Three farms in succession burned on our front -- colour in the otherwise dark.
The flashes of shells over the front and rear in all directions.
The city still burning and the procession still going on.
I dressed a number of French wounded; one Turco prayed to Allah and Mohammed
all the time I was dressing his wound. On the front field one can see
the dead lying here and there, and in places where an assault has been
they lie very thick on the front slopes of the German trenches.
Our telephone wagon team hit by a shell; two horses killed
and another wounded. I did what I could for the wounded one,
and he subsequently got well. This night, beginning after dark,
we got a terrible shelling, which kept up till 2 or 3 in the morning.
Finally I got to sleep, though it was still going on. We must have got
a couple of hundred rounds, in single or pairs. Every one burst over us,
would light up the dugout, and every hit in front would shake the ground
and bring down small bits of earth on us, or else the earth thrown
into the air by the explosion would come spattering down on our roof,
and into the front of the dugout. Col. Morrison tried the mess house,
but the shelling was too heavy, and he and the adjutant joined
Cosgrave and me, and we four spent an anxious night there in the dark.
One officer was on watch "on the bridge" (as we called the trench
at the top of the ridge) with the telephones.


Monday, April 26th, 1915.

Another day of heavy actions, but last night much French and British artillery
has come in, and the place is thick with Germans. There are many prematures
(with so much firing) but the pieces are usually spread before they get to us.
It is disquieting, however, I must say. And all the time the birds sing
in the trees over our heads. Yesterday up to noon we fired 3000 rounds
for the twenty-four hours; to-day we have fired much less,
but we have registered fresh fronts, and burned some farms
behind the German trenches. About six the fire died down,
and we had a peaceful evening and night, and Cosgrave and I in the dugout
made good use of it. The Colonel has an individual dugout,
and Dodds sleeps "topside" in the trench. To all this, put in a background
of anxiety lest the line break, for we are just where it broke before.

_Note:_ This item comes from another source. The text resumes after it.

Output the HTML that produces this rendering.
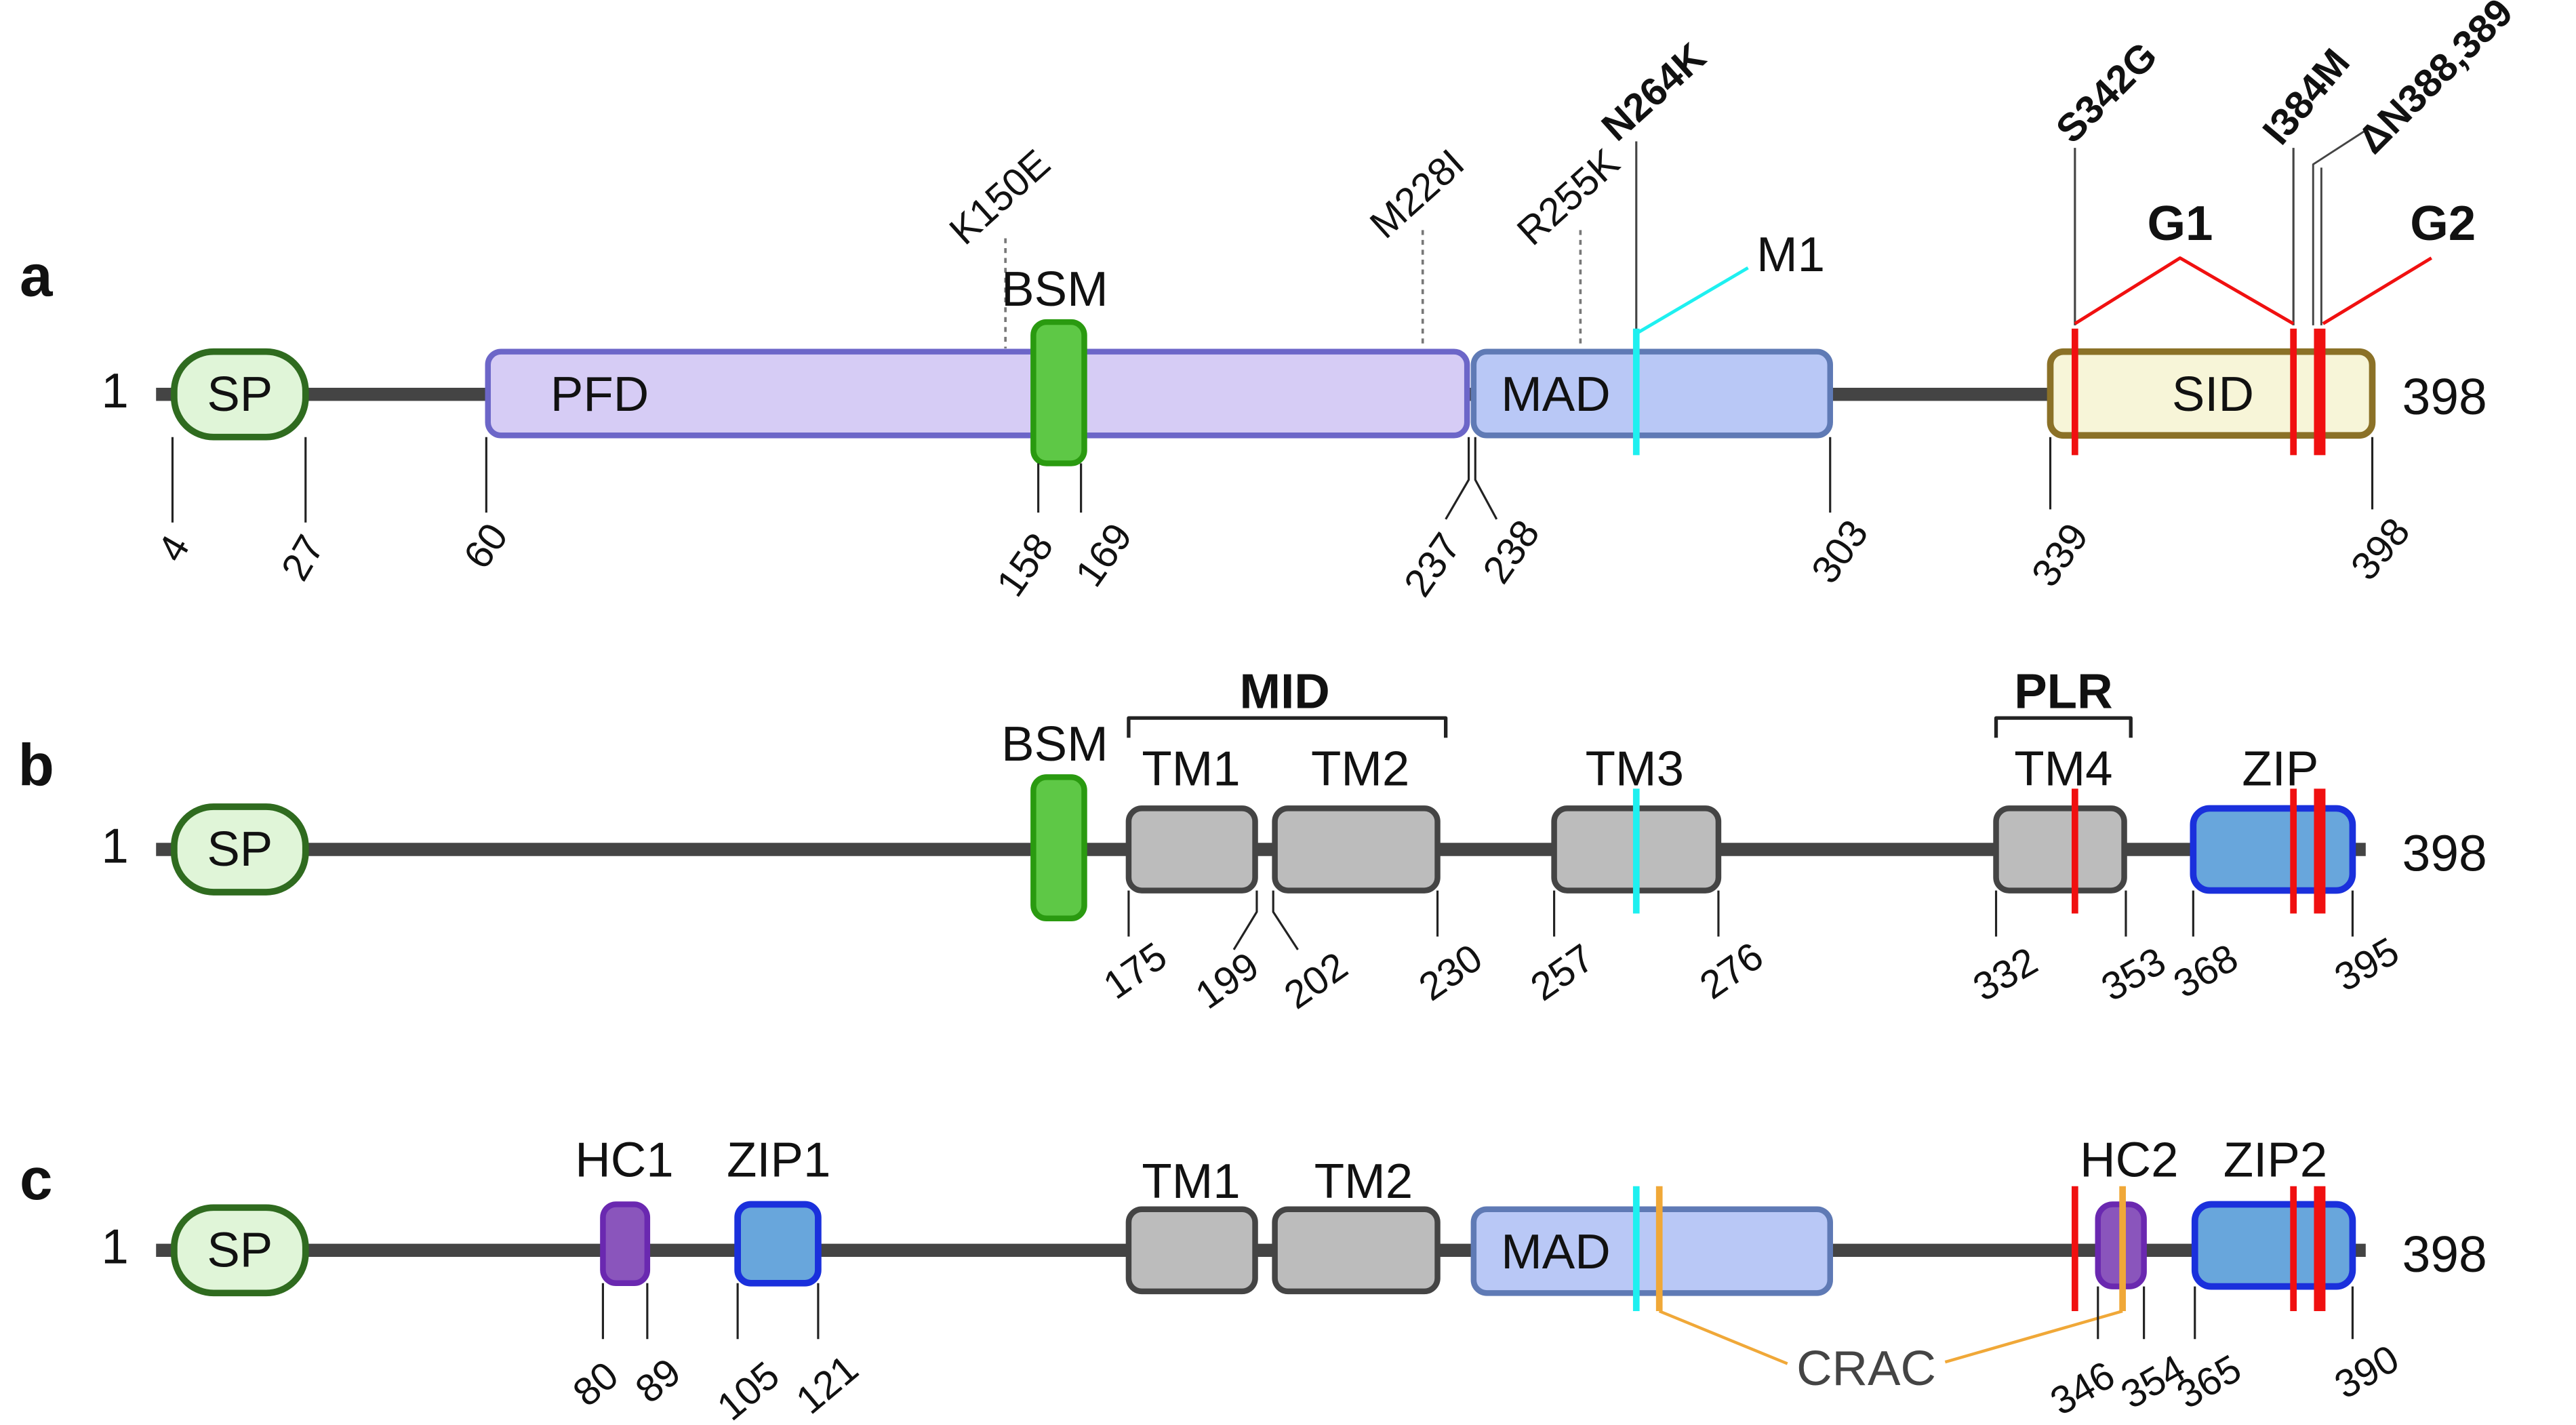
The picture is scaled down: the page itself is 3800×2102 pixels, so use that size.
<!DOCTYPE html>
<html><head><meta charset="utf-8"><style>
html,body{margin:0;padding:0;background:#fff}
svg{display:block}
text{font-family:"Liberation Sans",sans-serif;fill:#111}
.d{font-size:30px;text-anchor:middle}
.t{font-size:24px;text-anchor:end}
.m{font-size:24px;text-anchor:middle}
.b{font-weight:bold}
</style></head><body>
<svg width="3800" height="2102" viewBox="0 0 1568 867.3" xmlns="http://www.w3.org/2000/svg">
<g fill="none" stroke-linejoin="round">
<!-- ===== ROW A ===== -->
<line x1="95" y1="240" x2="1250" y2="240" stroke="#444" stroke-width="8"/>
<line x1="612" y1="145" x2="612" y2="212" stroke="#777" stroke-width="1.5" stroke-dasharray="3,3"/>
<line x1="866" y1="140" x2="866" y2="212" stroke="#777" stroke-width="1.5" stroke-dasharray="3,3"/>
<line x1="962" y1="140" x2="962" y2="212" stroke="#777" stroke-width="1.5" stroke-dasharray="3,3"/>
<rect x="106" y="214" width="80" height="52" rx="24" fill="#e0f5d8" stroke="#2f6b1f" stroke-width="4"/>
<rect x="297" y="214" width="596" height="51" rx="8" fill="#d6ccf5" stroke="#6c66c8" stroke-width="3.5"/>
<rect x="897" y="214" width="217" height="51" rx="8" fill="#b9c8f6" stroke="#5f7ab5" stroke-width="3.5"/>
<rect x="1248" y="214" width="196" height="51" rx="8" fill="#f7f5d8" stroke="#8b7127" stroke-width="4"/>
<rect x="629" y="196" width="31" height="86" rx="8" fill="#5ec846" stroke="#2a9a10" stroke-width="3.5"/>
<line x1="996" y1="86" x2="996" y2="203" stroke="#444" stroke-width="1.3"/>
<line x1="996" y1="200" x2="996" y2="277" stroke="#1ef0f0" stroke-width="4"/>
<polyline points="996,203 1064,163" stroke="#1ef0f0" stroke-width="2"/>
<line x1="1263" y1="90" x2="1263" y2="198" stroke="#444" stroke-width="1.3"/>
<line x1="1396" y1="90" x2="1396" y2="198" stroke="#444" stroke-width="1.3"/>
<polyline points="1408,198 1408,100 1442,78" stroke="#444" stroke-width="1.2"/>
<polyline points="1413,198 1413,102" stroke="#444" stroke-width="1.2"/>
<polyline points="1263,197 1327,157 1396,197" stroke="#f01010" stroke-width="2"/>
<polyline points="1414,197 1480,157" stroke="#f01010" stroke-width="2"/>
<line x1="1263" y1="200" x2="1263" y2="277" stroke="#f01010" stroke-width="4"/>
<line x1="1396" y1="200" x2="1396" y2="277" stroke="#f01010" stroke-width="4"/>
<line x1="1412" y1="200" x2="1412" y2="277" stroke="#f01010" stroke-width="7"/>
<g stroke="#222" stroke-width="1.3">
<line x1="105" y1="266" x2="105" y2="318"/><line x1="186" y1="266" x2="186" y2="318"/>
<line x1="296" y1="266" x2="296" y2="312"/><line x1="632" y1="282" x2="632" y2="312"/>
<line x1="658" y1="282" x2="658" y2="312"/><line x1="1114" y1="266" x2="1114" y2="312"/>
<line x1="1248" y1="266" x2="1248" y2="310"/><line x1="1444" y1="266" x2="1444" y2="310"/>
<polyline points="894,266 894,292 880,316"/><polyline points="898,266 898,292 911,316"/>
</g>
<!-- ===== ROW B ===== -->
<line x1="95" y1="517" x2="1440" y2="517" stroke="#444" stroke-width="8"/>
<rect x="106" y="491" width="80" height="52" rx="24" fill="#e0f5d8" stroke="#2f6b1f" stroke-width="4"/>
<rect x="629" y="473" width="31" height="86" rx="8" fill="#5ec846" stroke="#2a9a10" stroke-width="3.5"/>
<rect x="687" y="492" width="77" height="50" rx="8" fill="#bcbcbc" stroke="#444" stroke-width="3.5"/>
<rect x="776" y="492" width="99" height="50" rx="8" fill="#bcbcbc" stroke="#444" stroke-width="3.5"/>
<rect x="946" y="492" width="100" height="50" rx="8" fill="#bcbcbc" stroke="#444" stroke-width="3.5"/>
<rect x="1215" y="492" width="78" height="50" rx="8" fill="#bcbcbc" stroke="#444" stroke-width="3.5"/>
<rect x="1335" y="492" width="97" height="50" rx="10" fill="#68a6dc" stroke="#1a30dc" stroke-width="4"/>
<line x1="996" y1="480" x2="996" y2="556" stroke="#1ef0f0" stroke-width="4"/>
<line x1="1263" y1="480" x2="1263" y2="556" stroke="#f01010" stroke-width="4"/>
<line x1="1396" y1="480" x2="1396" y2="556" stroke="#f01010" stroke-width="4"/>
<line x1="1412" y1="480" x2="1412" y2="556" stroke="#f01010" stroke-width="7"/>
<polyline points="687,449 687,437 880,437 880,449" stroke="#222" stroke-width="2.2"/>
<polyline points="1215,449 1215,437 1297,437 1297,449" stroke="#222" stroke-width="2.2"/>
<g stroke="#222" stroke-width="1.3">
<line x1="687" y1="542" x2="687" y2="570"/><polyline points="765,542 765,555 751,578"/>
<polyline points="775,542 775,555 790,578"/><line x1="875" y1="542" x2="875" y2="570"/>
<line x1="946" y1="542" x2="946" y2="570"/><line x1="1046" y1="542" x2="1046" y2="570"/>
<line x1="1215" y1="542" x2="1215" y2="570"/><line x1="1294" y1="542" x2="1294" y2="570"/>
<line x1="1335" y1="542" x2="1335" y2="570"/><line x1="1432" y1="542" x2="1432" y2="570"/>
</g>
<!-- ===== ROW C ===== -->
<line x1="95" y1="761" x2="1440" y2="761" stroke="#444" stroke-width="8"/>
<rect x="106" y="735" width="80" height="52" rx="24" fill="#e0f5d8" stroke="#2f6b1f" stroke-width="4"/>
<rect x="367" y="733" width="27" height="48" rx="8" fill="#8a55bc" stroke="#6a28b0" stroke-width="3.5"/>
<rect x="449" y="733" width="49" height="48" rx="8" fill="#68a6dc" stroke="#1a30dc" stroke-width="4"/>
<rect x="687" y="736" width="77" height="50" rx="8" fill="#bcbcbc" stroke="#444" stroke-width="3.5"/>
<rect x="776" y="736" width="99" height="50" rx="8" fill="#bcbcbc" stroke="#444" stroke-width="3.5"/>
<rect x="897" y="736" width="217" height="51" rx="8" fill="#b9c8f6" stroke="#5f7ab5" stroke-width="3.5"/>
<rect x="1277" y="733" width="28" height="50" rx="9" fill="#8a55bc" stroke="#6a28b0" stroke-width="3.5"/>
<rect x="1336" y="733" width="96" height="50" rx="10" fill="#68a6dc" stroke="#1a30dc" stroke-width="4"/>
<line x1="996" y1="722" x2="996" y2="798" stroke="#1ef0f0" stroke-width="4"/>
<line x1="1010" y1="722" x2="1010" y2="798" stroke="#f0a838" stroke-width="4"/>
<line x1="1263" y1="722" x2="1263" y2="798" stroke="#f01010" stroke-width="4"/>
<line x1="1292" y1="722" x2="1292" y2="798" stroke="#f0a838" stroke-width="4"/>
<line x1="1396" y1="722" x2="1396" y2="798" stroke="#f01010" stroke-width="4"/>
<line x1="1412" y1="722" x2="1412" y2="798" stroke="#f01010" stroke-width="7"/>
<polyline points="1010,798 1088,830" stroke="#f0a838" stroke-width="1.8"/>
<polyline points="1292,798 1184,829" stroke="#f0a838" stroke-width="1.8"/>
<g stroke="#222" stroke-width="1.3">
<line x1="367" y1="781" x2="367" y2="815"/><line x1="394" y1="781" x2="394" y2="815"/>
<line x1="449" y1="781" x2="449" y2="815"/><line x1="498" y1="781" x2="498" y2="815"/>
<line x1="1277" y1="783" x2="1277" y2="815"/><line x1="1305" y1="783" x2="1305" y2="815"/>
<line x1="1336" y1="783" x2="1336" y2="815"/><line x1="1432" y1="783" x2="1432" y2="815"/>
</g>
</g>

<!-- ===== TEXT ===== -->
<text x="22" y="180" font-size="36" class="b" text-anchor="middle">a</text>
<text x="22" y="478" font-size="36" class="b" text-anchor="middle">b</text>
<text x="22" y="730" font-size="36" class="b" text-anchor="middle">c</text>
<text x="70" y="248" font-size="30" text-anchor="middle">1</text>
<text x="70" y="525" font-size="30" text-anchor="middle">1</text>
<text x="70" y="769" font-size="30" text-anchor="middle">1</text>
<text x="1488" y="252" font-size="31" text-anchor="middle">398</text>
<text x="1488" y="530" font-size="31" text-anchor="middle">398</text>
<text x="1488" y="774" font-size="31" text-anchor="middle">398</text>

<text class="d" x="146" y="250">SP</text>
<text class="d" x="146" y="527">SP</text>
<text class="d" x="146" y="771">SP</text>
<text class="d" x="365" y="250">PFD</text>
<text class="d" x="947" y="250">MAD</text>
<text class="d" x="947" y="772">MAD</text>
<text class="d" x="1347" y="250">SID</text>
<text class="d" x="642" y="186">BSM</text>
<text class="d" x="642" y="463">BSM</text>
<text class="d" x="1090" y="165">M1</text>
<text class="d b" x="1327" y="146">G1</text>
<text class="d b" x="1487" y="146">G2</text>
<text class="d b" x="782" y="431">MID</text>
<text class="d b" x="1256" y="431">PLR</text>
<text class="d" x="725" y="478">TM1</text>
<text class="d" x="828" y="478">TM2</text>
<text class="d" x="995" y="478">TM3</text>
<text class="d" x="1256" y="478">TM4</text>
<text class="d" x="1388" y="478">ZIP</text>
<text class="d" x="380" y="716">HC1</text>
<text class="d" x="474" y="716">ZIP1</text>
<text class="d" x="725" y="729">TM1</text>
<text class="d" x="830" y="729">TM2</text>
<text class="d" x="1296" y="716">HC2</text>
<text class="d" x="1385" y="716">ZIP2</text>
<text class="d" x="1136" y="843" style="fill:#444">CRAC</text>

<!-- mutation labels -->
<text class="m" transform="translate(614,126) rotate(-42)">K150E</text>
<text class="m" transform="translate(868,124) rotate(-42)">M228I</text>
<text class="m" transform="translate(960,126) rotate(-42)">R255K</text>
<text class="m b" font-size="25" transform="translate(1012,62) rotate(-42)">N264K</text>
<text class="m b" font-size="25" transform="translate(1288,62) rotate(-45)">S342G</text>
<text class="m b" font-size="25" transform="translate(1410,64) rotate(-50)">I384M</text>
<text class="m b" font-size="25" transform="translate(1488,52) rotate(-45)">ΔN388,389</text>

<!-- tick labels row a -->
<text class="t" transform="translate(116,332) rotate(-60)">4</text>
<text class="t" transform="translate(198,332) rotate(-60)">27</text>
<text class="t" transform="translate(310,326) rotate(-55)">60</text>
<text class="t" transform="translate(642,332) rotate(-55)">158</text>
<text class="t" transform="translate(690,326) rotate(-55)">169</text>
<text class="t" transform="translate(890,332) rotate(-55)">237</text>
<text class="t" transform="translate(938,324) rotate(-55)">238</text>
<text class="t" transform="translate(1138,324) rotate(-55)">303</text>
<text class="t" transform="translate(1272,326) rotate(-55)">339</text>
<text class="t" transform="translate(1468,324) rotate(-50)">398</text>
<!-- tick labels row b -->
<text class="t" transform="translate(712,586) rotate(-35)">175</text>
<text class="t" transform="translate(768,592) rotate(-35)">199</text>
<text class="t" transform="translate(822,592) rotate(-35)">202</text>
<text class="t" transform="translate(904,587) rotate(-35)">230</text>
<text class="t" transform="translate(972,587) rotate(-35)">257</text>
<text class="t" transform="translate(1075,586) rotate(-35)">276</text>
<text class="t" transform="translate(1242,590) rotate(-30)">332</text>
<text class="t" transform="translate(1320,590) rotate(-30)">353</text>
<text class="t" transform="translate(1364,588) rotate(-30)">368</text>
<text class="t" transform="translate(1462,584) rotate(-30)">395</text>
<!-- tick labels row c -->
<text class="t" transform="translate(378,840) rotate(-40)">80</text>
<text class="t" transform="translate(416,838) rotate(-40)">89</text>
<text class="t" transform="translate(476,840) rotate(-40)">105</text>
<text class="t" transform="translate(524,836) rotate(-40)">121</text>
<text class="t" transform="translate(1289,842) rotate(-30)">346</text>
<text class="t" transform="translate(1332,838) rotate(-30)">354</text>
<text class="t" transform="translate(1366,838) rotate(-30)">365</text>
<text class="t" transform="translate(1462,832) rotate(-30)">390</text>
</svg>
</body></html>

Tuesday, April 27th, 1915.

This morning again registering batteries on new points.
At 1.30 a heavy attack was prepared by the French and ourselves.
The fire was very heavy for half an hour and the enemy got busy too.
I had to cross over to the batteries during it, an unpleasant journey.
More gas attacks in the afternoon. The French did not appear
to press the attack hard, but in the light of subsequent events
it probably was only a feint. It seems likely that about this time
our people began to thin out the artillery again for use elsewhere;
but this did not at once become apparent. At night usually
the heavies farther back take up the story, and there is a duel.
The Germans fire on our roads after dark to catch reliefs and transport.
I suppose ours do the same.


Wednesday, April 28th, 1915.

I have to confess to an excellent sleep last night. At times anxiety says,
"I don't want a meal," but experience says "you need your food,"
so I attend regularly to that. The billet is not too safe either.
Much German air reconnaissance over us, and heavy firing from both sides
during the day. At 6.45 we again prepared a heavy artillery attack,
but the infantry made little attempt to go on. We are perhaps
the "chopping block", and our "preparations" may be chiefly designed
to prevent detachments of troops being sent from our front elsewhere.